* GIVEN INSTRUCTION
Find every line below that contains the word "this" and copy it out.

━━ RAW RECORDS

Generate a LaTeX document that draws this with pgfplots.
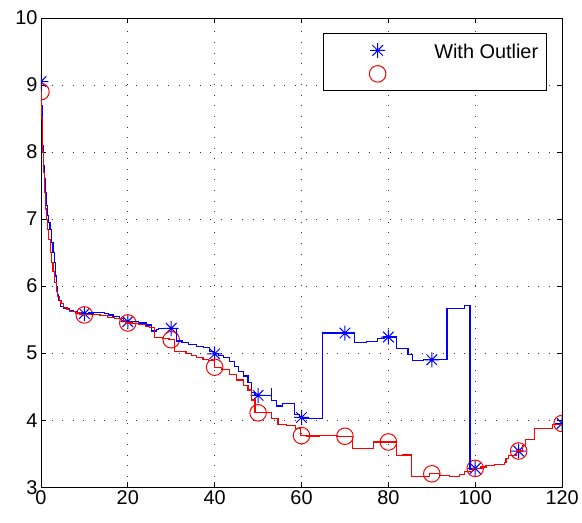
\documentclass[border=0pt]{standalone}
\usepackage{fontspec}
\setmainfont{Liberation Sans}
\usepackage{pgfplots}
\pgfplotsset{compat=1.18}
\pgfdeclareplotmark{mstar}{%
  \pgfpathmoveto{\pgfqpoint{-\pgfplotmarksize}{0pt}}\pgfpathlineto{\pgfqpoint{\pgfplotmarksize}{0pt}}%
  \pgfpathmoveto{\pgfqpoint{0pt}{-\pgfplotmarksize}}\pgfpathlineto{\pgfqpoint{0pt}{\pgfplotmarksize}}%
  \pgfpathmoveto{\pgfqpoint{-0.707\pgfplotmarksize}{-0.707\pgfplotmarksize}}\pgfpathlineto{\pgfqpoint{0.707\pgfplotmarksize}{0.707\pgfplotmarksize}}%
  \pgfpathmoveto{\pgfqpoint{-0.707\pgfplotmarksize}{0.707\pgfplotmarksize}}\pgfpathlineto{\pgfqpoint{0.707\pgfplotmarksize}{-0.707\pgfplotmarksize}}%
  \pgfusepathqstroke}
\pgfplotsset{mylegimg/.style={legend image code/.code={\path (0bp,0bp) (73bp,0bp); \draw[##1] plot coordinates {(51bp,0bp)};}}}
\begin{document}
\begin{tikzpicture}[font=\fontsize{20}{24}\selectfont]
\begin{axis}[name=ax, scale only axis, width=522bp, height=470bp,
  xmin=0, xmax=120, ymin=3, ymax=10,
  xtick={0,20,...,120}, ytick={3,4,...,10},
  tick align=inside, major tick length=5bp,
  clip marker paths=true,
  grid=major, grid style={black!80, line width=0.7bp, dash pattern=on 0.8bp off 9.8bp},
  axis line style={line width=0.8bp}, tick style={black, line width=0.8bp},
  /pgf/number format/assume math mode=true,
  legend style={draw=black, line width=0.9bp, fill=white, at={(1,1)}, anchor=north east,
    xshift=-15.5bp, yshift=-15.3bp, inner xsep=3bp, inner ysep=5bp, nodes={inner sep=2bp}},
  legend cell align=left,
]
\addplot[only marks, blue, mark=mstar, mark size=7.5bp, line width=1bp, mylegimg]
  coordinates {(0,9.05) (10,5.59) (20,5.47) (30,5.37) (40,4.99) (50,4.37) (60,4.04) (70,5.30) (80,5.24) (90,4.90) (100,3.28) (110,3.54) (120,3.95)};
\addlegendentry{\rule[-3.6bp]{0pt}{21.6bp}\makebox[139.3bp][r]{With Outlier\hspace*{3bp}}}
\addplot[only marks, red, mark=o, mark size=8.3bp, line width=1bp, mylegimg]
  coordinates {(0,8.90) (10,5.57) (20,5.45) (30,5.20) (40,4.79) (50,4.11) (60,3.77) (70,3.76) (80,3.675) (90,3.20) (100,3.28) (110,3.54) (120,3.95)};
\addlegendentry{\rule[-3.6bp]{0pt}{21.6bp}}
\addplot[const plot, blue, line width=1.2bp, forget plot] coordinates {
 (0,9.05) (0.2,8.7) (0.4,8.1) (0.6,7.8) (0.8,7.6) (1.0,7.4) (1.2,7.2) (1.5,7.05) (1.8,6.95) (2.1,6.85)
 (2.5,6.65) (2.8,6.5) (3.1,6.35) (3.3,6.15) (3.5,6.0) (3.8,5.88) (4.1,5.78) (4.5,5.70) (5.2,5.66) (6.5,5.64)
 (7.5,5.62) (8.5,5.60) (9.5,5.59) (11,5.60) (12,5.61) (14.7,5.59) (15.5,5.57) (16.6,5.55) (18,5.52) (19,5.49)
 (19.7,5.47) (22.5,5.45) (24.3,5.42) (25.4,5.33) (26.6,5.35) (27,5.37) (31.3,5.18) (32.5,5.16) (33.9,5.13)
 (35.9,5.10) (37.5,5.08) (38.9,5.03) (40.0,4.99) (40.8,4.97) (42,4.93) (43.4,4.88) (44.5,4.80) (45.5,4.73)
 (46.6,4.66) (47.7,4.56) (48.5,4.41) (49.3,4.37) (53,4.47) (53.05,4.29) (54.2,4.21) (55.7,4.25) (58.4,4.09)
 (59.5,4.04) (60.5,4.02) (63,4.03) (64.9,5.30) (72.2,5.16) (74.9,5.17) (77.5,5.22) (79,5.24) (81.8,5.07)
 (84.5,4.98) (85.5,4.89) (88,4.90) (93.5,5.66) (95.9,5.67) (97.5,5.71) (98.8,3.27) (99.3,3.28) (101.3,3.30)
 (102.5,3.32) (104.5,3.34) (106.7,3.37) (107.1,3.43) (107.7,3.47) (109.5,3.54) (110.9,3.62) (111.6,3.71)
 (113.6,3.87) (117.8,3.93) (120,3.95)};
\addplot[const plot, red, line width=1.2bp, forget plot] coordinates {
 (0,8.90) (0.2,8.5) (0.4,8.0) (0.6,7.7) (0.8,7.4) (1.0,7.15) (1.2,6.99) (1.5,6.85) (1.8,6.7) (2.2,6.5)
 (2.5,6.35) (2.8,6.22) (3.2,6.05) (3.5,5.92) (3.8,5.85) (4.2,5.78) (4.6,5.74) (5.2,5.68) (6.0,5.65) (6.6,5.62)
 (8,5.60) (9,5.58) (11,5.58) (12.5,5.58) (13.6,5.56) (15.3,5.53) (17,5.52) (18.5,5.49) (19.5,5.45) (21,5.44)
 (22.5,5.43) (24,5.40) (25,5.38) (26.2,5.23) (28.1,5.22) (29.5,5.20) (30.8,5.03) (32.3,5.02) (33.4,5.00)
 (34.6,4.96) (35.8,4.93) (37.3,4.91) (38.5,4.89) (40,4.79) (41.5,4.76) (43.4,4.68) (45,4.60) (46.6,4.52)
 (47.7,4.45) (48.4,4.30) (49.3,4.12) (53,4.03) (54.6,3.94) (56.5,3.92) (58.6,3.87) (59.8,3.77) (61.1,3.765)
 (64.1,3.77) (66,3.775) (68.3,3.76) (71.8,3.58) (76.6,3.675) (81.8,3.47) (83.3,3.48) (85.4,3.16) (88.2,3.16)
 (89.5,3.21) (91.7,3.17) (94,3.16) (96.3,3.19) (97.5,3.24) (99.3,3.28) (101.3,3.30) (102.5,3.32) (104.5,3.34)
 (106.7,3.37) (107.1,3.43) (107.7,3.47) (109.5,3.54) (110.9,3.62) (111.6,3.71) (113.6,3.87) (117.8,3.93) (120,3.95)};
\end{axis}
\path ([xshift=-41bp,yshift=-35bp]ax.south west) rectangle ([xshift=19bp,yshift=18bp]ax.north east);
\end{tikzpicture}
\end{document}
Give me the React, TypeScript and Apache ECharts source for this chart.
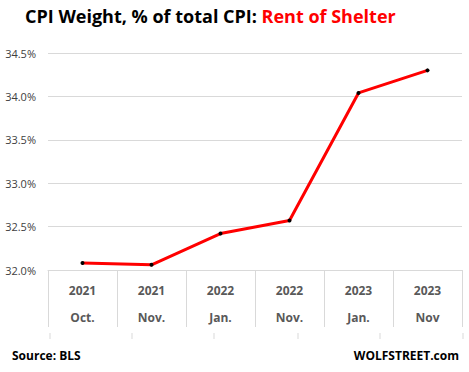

━━━━

* RESULT OF THE EXERCISE
Generate a LaTeX document that draws this with pgfplots.
Give me the React, TypeScript and Apache ECharts source for this chart.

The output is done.